Fatto sta che quei dieci centimetri e rotti di ieri sera hanno spento i nostri entusiasmi: a qualcuno fino a stamattina, ad altri fino alla prossima partita, ad altri ancora fino allo scontro diretto col Napoli. Proviamo però a vedere il bicchiere mezzo pieno: delle prime nove non ha vinto nessuna (tolte la Juventus e la Roma, che sta giocando adesso) e Napoli, Fiorentina e Hellas Verona hanno perso, il che si traduce in un piccolo ma che alla fine può essere sostanziale +1 che è arrivato nei confronti di tutte queste rivali. Ora i partenopei, al terzo posto che significa preliminari di Europa che conta, distano solo due lunghezze: certo, appaiarli sarebbe stato meglio, ma la situazione attuale è questa e bisogna far pace con la traversa.
Anche perché se non si arriva al terzo posto non è l’episodico legno di un Juan Jesus (che peraltro ha compiuto un gesto tecnico che da lui nessuno si sarebbe mai aspettato) a non consentirlo, bensì qualche lacuna in rosa che mai è stata colmata. Un esempio? Un’alternativa credibile a Nagatomo, una punta in più, una mezz’ala sinistra che consenta ad Alvarez di tornare sulla trequarti, un esterno destro in grado di non far rimpiangere Jonathan nel caso il brasiliano debba fare una pausa.

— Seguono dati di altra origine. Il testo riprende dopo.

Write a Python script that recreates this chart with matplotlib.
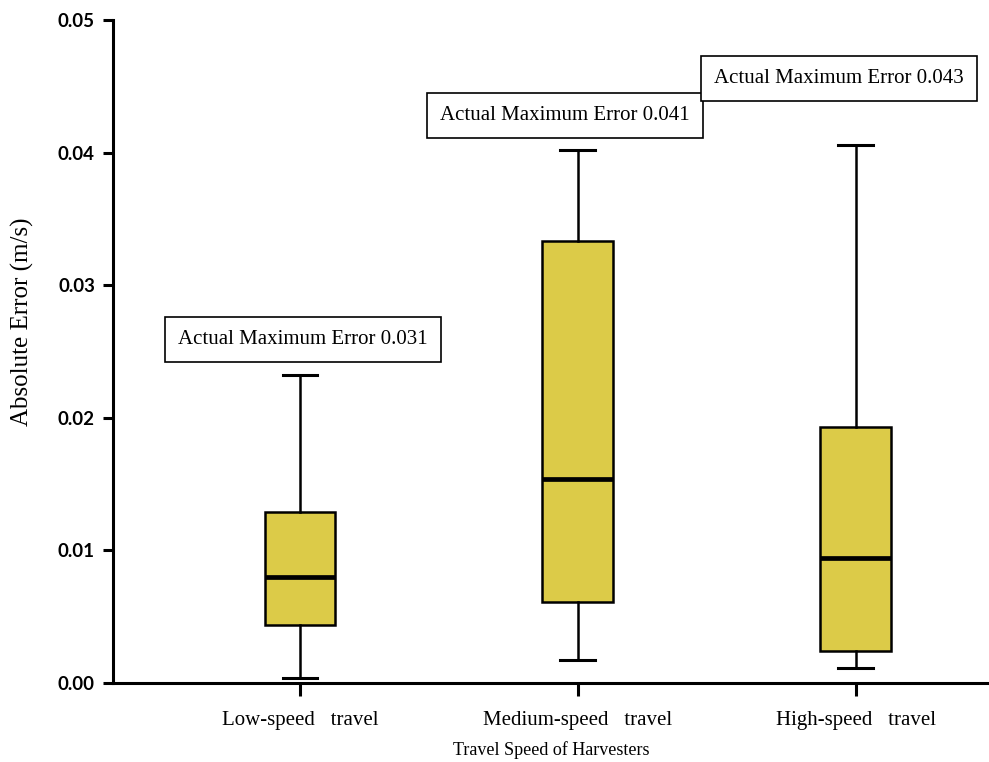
import matplotlib
matplotlib.use("Agg")
import matplotlib.pyplot as plt

# box plot statistics (m/s)
categories = ["Low-speed   travel", "Medium-speed   travel", "High-speed   travel"]
whislo = [0.0004, 0.0017, 0.0011]
q1 = [0.0044, 0.0061, 0.0024]
med = [0.0080, 0.0154, 0.0094]
q3 = [0.0129, 0.0333, 0.0193]
whishi = [0.0232, 0.0402, 0.0406]
max_errors = ["0.031", "0.041", "0.043"]
note_x = [1.011, 1.954, 2.94]
note_y = [0.0259, 0.0428, 0.0456]

serif = "Liberation Serif"

fig = plt.figure(figsize=(9.89, 7.62), dpi=100)
ax = fig.add_axes([0.1143, 0.1037, 0.8857, 0.870])

stats = []
for i in range(len(categories)):
    stats.append({"whislo": whislo[i], "q1": q1[i], "med": med[i],
                  "q3": q3[i], "whishi": whishi[i], "fliers": []})

positions = [1, 2, 3]
ax.bxp(stats, positions=positions, widths=0.255, capwidths=0.125,
       patch_artist=True, showfliers=False,
       boxprops=dict(facecolor="#dccb48", edgecolor="black", linewidth=1.8),
       medianprops=dict(color="black", linewidth=3.4),
       whiskerprops=dict(color="black", linewidth=1.8),
       capprops=dict(color="black", linewidth=2.2))

for x, y, m in zip(note_x, note_y, max_errors):
    ax.text(x, y, f"Actual Maximum Error {m}", ha="center", va="center",
            fontsize=15, family=serif,
            bbox=dict(boxstyle="square,pad=0.62", facecolor="white",
                      edgecolor="black", linewidth=1.2))

ax.set_xlim(0.327, 3.48)
ax.set_ylim(0, 0.05)
ax.set_yticks([0.0, 0.01, 0.02, 0.03, 0.04, 0.05])
ax.set_yticklabels(["0.00", "0.01", "0.02", "0.03", "0.04", "0.05"],
                   family="Lato", fontweight="bold", fontsize=13.5)
ax.set_xticks(positions)
ax.set_xticklabels(categories, family=serif, fontsize=15)

ax.spines["top"].set_visible(False)
ax.spines["right"].set_visible(False)
ax.spines["left"].set_linewidth(2.2)
ax.spines["bottom"].set_linewidth(2.2)
ax.tick_params(axis="y", length=7, width=2.2, pad=6)
ax.tick_params(axis="x", length=9, width=2.2, pad=11)

ax.set_ylabel("Absolute Error (m/s)", family=serif, fontsize=18)
ax.yaxis.set_label_coords(-0.0905, 0.545)
ax.set_xlabel("Travel Speed of Harvesters", family=serif, fontsize=13)
ax.xaxis.set_label_coords(0.5, -0.087)

fig.savefig("out.png", dpi=100)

Un’altra questione può essere la mancanza, ormai da 13 mesi, di rigori in favore. Per carità, ieri non c’è stato alcun episodio solare (un paio dubbi magari sì) ma in generale l’Inter deve fare una riflessione seria su questo dato per capire come ovviare al problema, presupponendo che anche gli arbitri faranno (bene) il loro da adesso in poi. Ovviamente ciò non vuol dire che i giocatori nerazzurri debbano lasciarsi cadere bocconi come comparse di terz’ordine in un allestimento amatoriale di una qualsiasi tragedia shakespeariana non appena oltrepassino i confini dell’area, ma magari provare a restarci dentro il più lungo possibile. I difensori della Serie A sono celebri per essere tra i più rudi d’Europa: danzare sul pallone all’interno dei sedici metri avversari per un tempo appena sufficiente a guadagnarsi un calcione sugli stinchi senza farsi prendere dalla frenesia della conclusione immediata (vero, Guarin?) può essere una soluzione efficace, se non altro per consentire anche ai compagni un movimento che sia offensivamente più pericoloso anche in caso l’intervento da penalty non arrivi.

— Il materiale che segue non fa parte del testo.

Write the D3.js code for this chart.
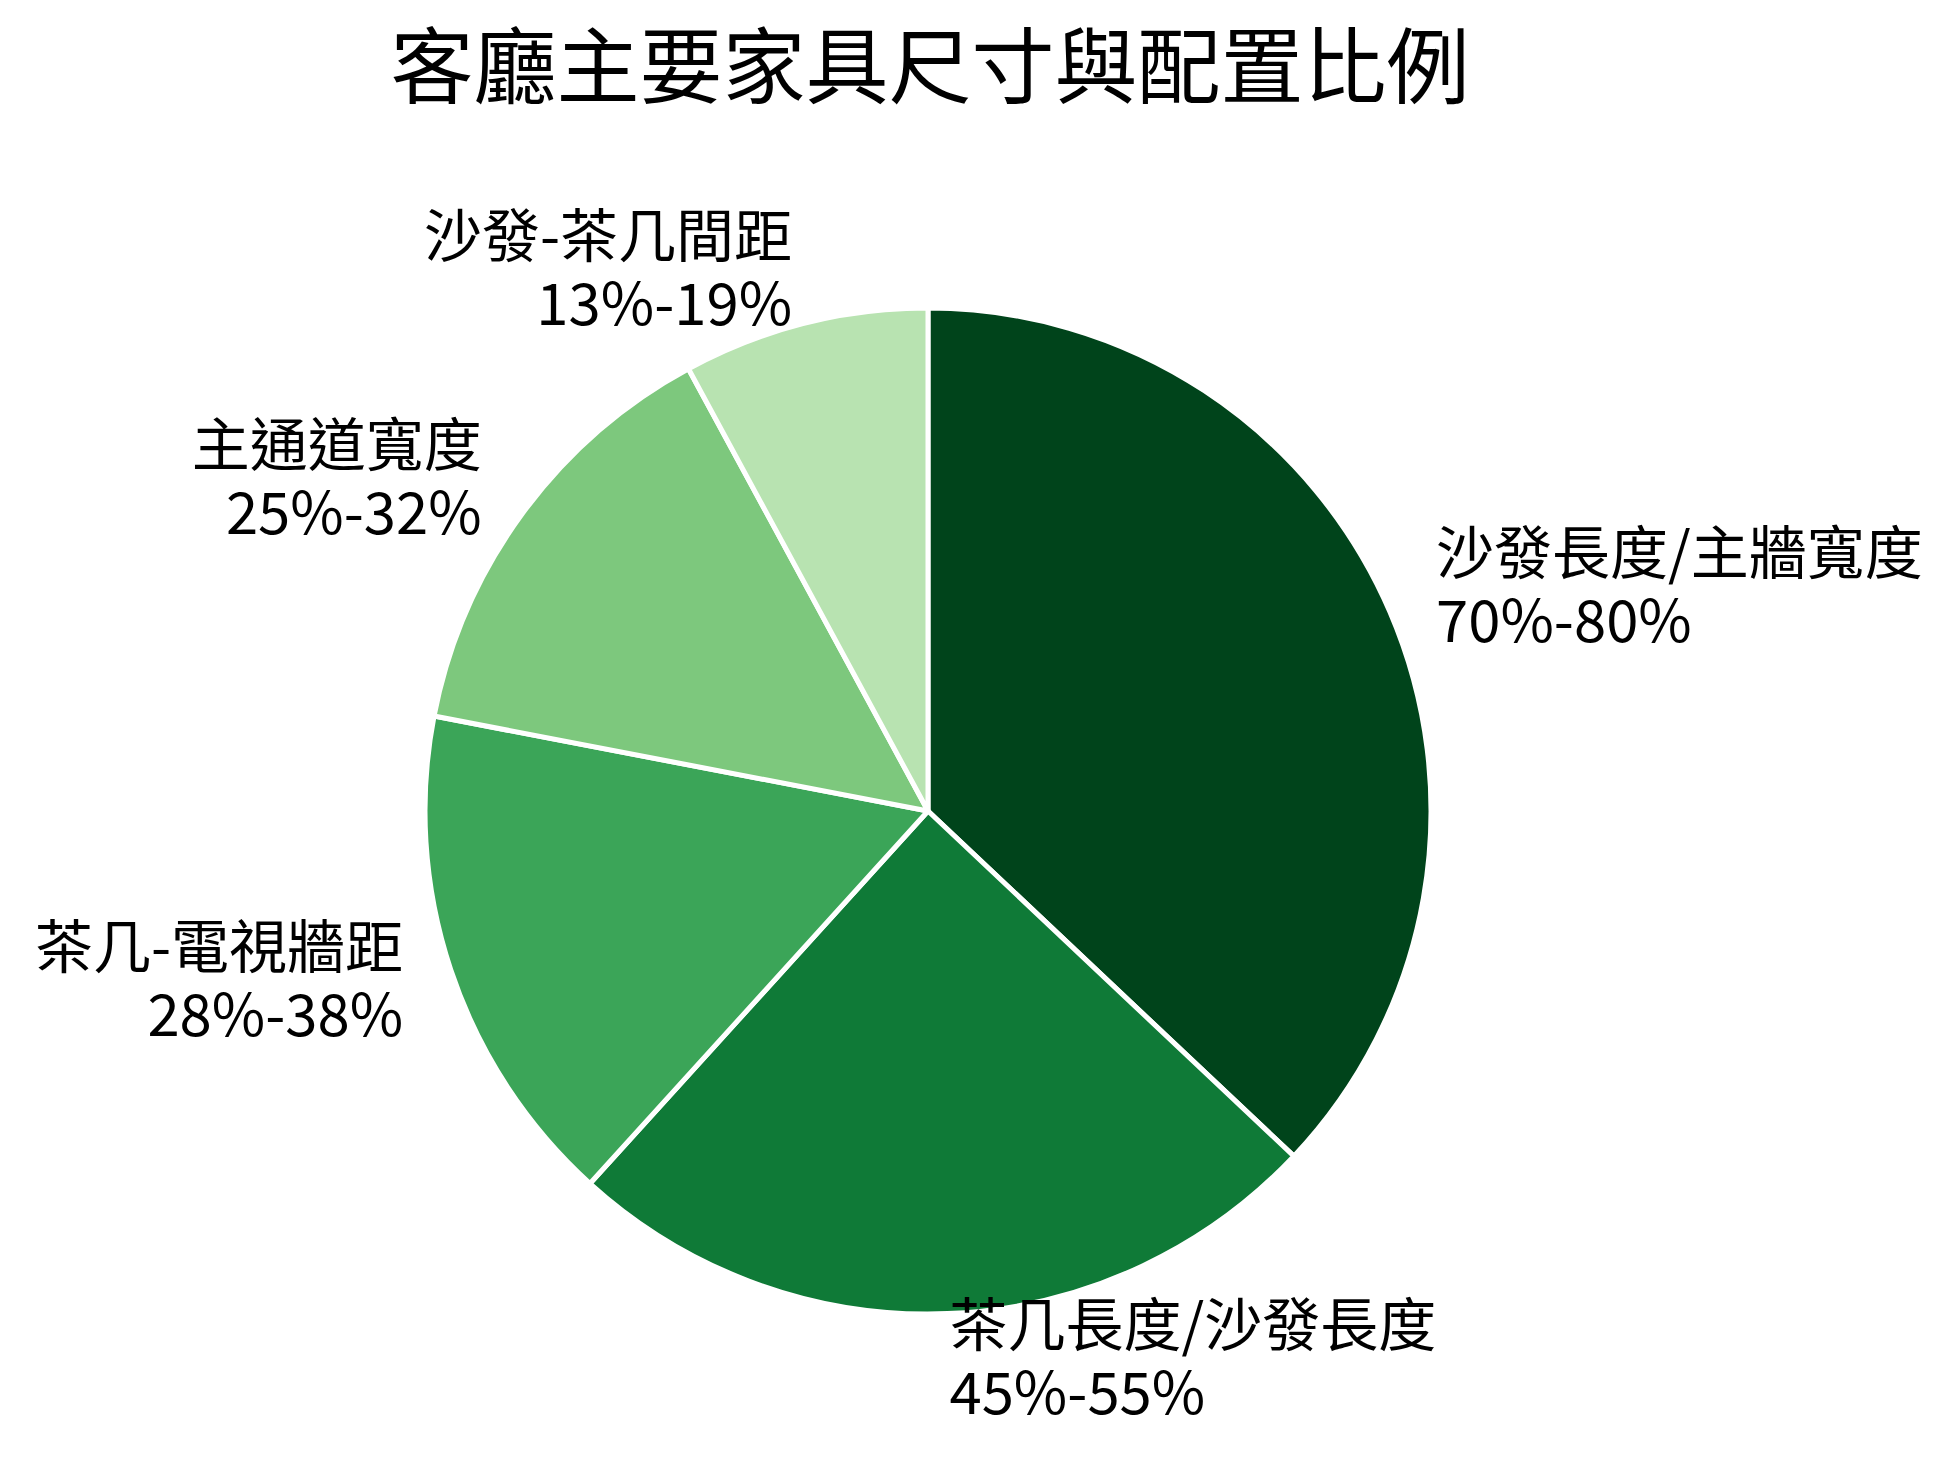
<!DOCTYPE html>
<html>
<head>
<meta charset="utf-8">
<style>
  body { margin: 0; background: #fff; }
  text { font-family: "Noto Sans CJK TC", "Noto Sans CJK SC", sans-serif; fill: #000; }
</style>
</head>
<body>
<div id="container"></div>
<script src="https://cdn.jsdelivr.net/npm/d3@7"></script>
<script>

// categories, in drawing order (clockwise from 12 o'clock)
var categories = ["沙發長度/主牆寬度", "茶几長度/沙發長度", "茶几-電視牆距", "主通道寬度", "沙發-茶几間距"];
// recommended ranges shown under each label
var rangeLabels = ["70%-80%", "45%-55%", "28%-38%", "25%-32%", "13%-19%"];
// slice size = midpoint of each range
var values = [75, 50, 33, 28.5, 16];

var sliceColors = ["#00441b", "#0f7a37", "#3ba558", "#7dc87d", "#b8e3b1"];

var width = 1955, height = 1468;
var cx = 928, cy = 811, radius = 503;

var svg = d3.select("#container")
  .append("svg")
    .attr("width", width)
    .attr("height", height);

// title
svg.append("text")
  .attr("x", 930)
  .attr("y", 97)
  .attr("text-anchor", "middle")
  .style("font-size", "83px")
  .text("客廳主要家具尺寸與配置比例");

var data = categories.map(function(c, i) {
  return {name: c, range: rangeLabels[i], value: values[i]};
});

var color = d3.scaleOrdinal()
  .domain(categories)
  .range(sliceColors);

var pie = d3.pie()
  .sort(null)
  .value(function(d) { return d.value; });

var arc = d3.arc()
  .innerRadius(0)
  .outerRadius(radius);

var g = svg.append("g")
  .attr("transform", "translate(" + cx + "," + cy + ")");

var arcs = pie(data);

g.selectAll("path")
  .data(arcs)
  .enter()
  .append("path")
    .attr("d", arc)
    .style("fill", function(d) { return color(d.data.name); })
    .style("stroke", "#fff")
    .style("stroke-width", 5)
    .style("stroke-linejoin", "round");

// labels sit at 1.1 * radius along the middle angle of each slice
var fs = 58, lineGap = 68;
arcs.forEach(function(d) {
  var mid = (d.startAngle + d.endAngle) / 2;
  var lx = Math.sin(mid) * radius * 1.1;
  var ly = -Math.cos(mid) * radius * 1.1;
  var anchor = lx > 0 ? "start" : "end";

  g.append("text")
    .attr("x", lx)
    .attr("y", ly - 18)
    .attr("text-anchor", anchor)
    .style("font-size", fs + "px")
    .text(d.data.name);

  g.append("text")
    .attr("x", lx)
    .attr("y", ly - 18 + lineGap)
    .attr("text-anchor", anchor)
    .style("font-size", fs + "px")
    .text(d.data.range);
});

</script>
</body>
</html>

Insomma, il tritacarne emozionale che ha investito il popolo nerazzurro dopo il fischio finale di ieri sera, anzi, dopo il rimbalzo lontano causato dalla traversa, non è immotivato perché partite del genere, con sei o sette occasioni da rete e subendo due tiri in porta, vanno vinte. Ma forse per quello dovremo aspettare di non vedere più Pereira in campo e una vera mezz’ala sinistra, con Ricky Maravilla di nuovo in grado di agire dietro la punta. E questo prima di due mesi, forse otto, non succederà.
Intanto facciamo l’unica cosa sensata: tifiamo credendoci. Perché se, nonostante la traversa, Juan Jesus mi inventa una mezza girata di collo esterno che rischia di insaccarsi sotto il sette qualcosa vorrà pur dire: il sogno bolognese si sarà infranto sul legno, ma il sogno Champions è legato al gesto atletico del brasiliano, che dà speranza. Anche oltre la realtà.